Using the material below, print the line that contains "Reproduce this chart with Apache ECharts.", the line that contains "const sourceText = 'Źródło: Sociomantic", and every line in between, exactly and nothing else.

:: RECORDS TO USE ::

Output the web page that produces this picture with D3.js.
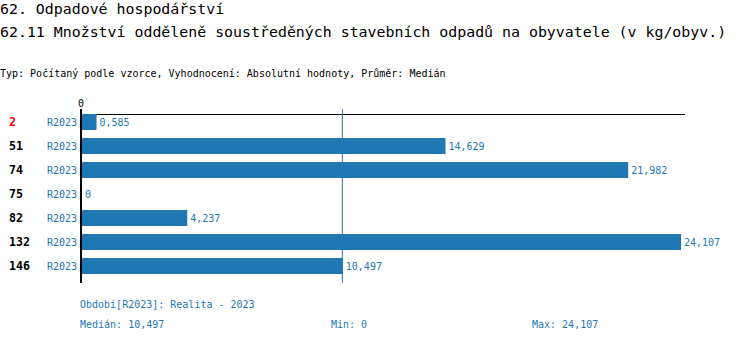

:::
:: RECORDS TO USE ::

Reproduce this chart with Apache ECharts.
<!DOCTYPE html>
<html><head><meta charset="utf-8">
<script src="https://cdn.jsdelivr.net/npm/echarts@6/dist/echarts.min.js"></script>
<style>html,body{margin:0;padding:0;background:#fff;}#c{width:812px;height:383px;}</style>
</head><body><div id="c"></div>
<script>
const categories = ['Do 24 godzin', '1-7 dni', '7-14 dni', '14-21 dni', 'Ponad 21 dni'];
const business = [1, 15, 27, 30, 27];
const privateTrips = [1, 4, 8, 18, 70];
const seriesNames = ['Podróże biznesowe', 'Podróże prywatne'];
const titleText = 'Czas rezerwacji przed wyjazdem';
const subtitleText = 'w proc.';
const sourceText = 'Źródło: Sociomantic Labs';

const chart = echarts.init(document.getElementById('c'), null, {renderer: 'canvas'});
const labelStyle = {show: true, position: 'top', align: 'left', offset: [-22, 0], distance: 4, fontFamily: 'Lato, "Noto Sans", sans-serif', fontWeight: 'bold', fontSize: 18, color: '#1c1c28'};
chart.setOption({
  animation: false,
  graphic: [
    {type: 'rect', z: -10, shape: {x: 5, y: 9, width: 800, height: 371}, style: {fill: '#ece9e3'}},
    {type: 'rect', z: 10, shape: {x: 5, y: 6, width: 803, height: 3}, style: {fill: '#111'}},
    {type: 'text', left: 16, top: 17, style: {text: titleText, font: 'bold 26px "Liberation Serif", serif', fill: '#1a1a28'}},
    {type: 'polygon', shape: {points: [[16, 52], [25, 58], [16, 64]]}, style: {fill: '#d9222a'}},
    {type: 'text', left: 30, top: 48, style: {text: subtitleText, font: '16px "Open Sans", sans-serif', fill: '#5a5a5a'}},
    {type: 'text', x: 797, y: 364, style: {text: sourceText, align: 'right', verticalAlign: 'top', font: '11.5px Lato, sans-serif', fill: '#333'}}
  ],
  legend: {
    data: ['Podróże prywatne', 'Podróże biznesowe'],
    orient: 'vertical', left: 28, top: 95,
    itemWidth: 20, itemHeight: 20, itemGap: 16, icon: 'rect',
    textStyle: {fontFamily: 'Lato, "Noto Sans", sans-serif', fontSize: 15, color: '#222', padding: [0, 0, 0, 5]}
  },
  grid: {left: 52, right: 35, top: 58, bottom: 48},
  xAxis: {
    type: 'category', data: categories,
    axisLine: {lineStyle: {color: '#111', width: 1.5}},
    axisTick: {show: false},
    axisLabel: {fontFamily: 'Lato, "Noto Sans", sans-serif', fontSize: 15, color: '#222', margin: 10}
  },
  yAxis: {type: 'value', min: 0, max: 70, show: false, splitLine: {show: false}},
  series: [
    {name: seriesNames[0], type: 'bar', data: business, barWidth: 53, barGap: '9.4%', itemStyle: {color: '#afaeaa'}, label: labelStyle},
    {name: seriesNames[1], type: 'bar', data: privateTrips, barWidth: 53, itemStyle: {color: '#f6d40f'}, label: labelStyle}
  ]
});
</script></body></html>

:::

#### FINAL RESULT
Reproduce this chart with Apache ECharts.
<!DOCTYPE html>
<html><head><meta charset="utf-8">
<script src="https://cdn.jsdelivr.net/npm/echarts@6/dist/echarts.min.js"></script>
<style>html,body{margin:0;padding:0;background:#fff;}#c{width:812px;height:383px;}</style>
</head><body><div id="c"></div>
<script>
const categories = ['Do 24 godzin', '1-7 dni', '7-14 dni', '14-21 dni', 'Ponad 21 dni'];
const business = [1, 15, 27, 30, 27];
const privateTrips = [1, 4, 8, 18, 70];
const seriesNames = ['Podróże biznesowe', 'Podróże prywatne'];
const titleText = 'Czas rezerwacji przed wyjazdem';
const subtitleText = 'w proc.';
const sourceText = 'Źródło: Sociomantic Labs';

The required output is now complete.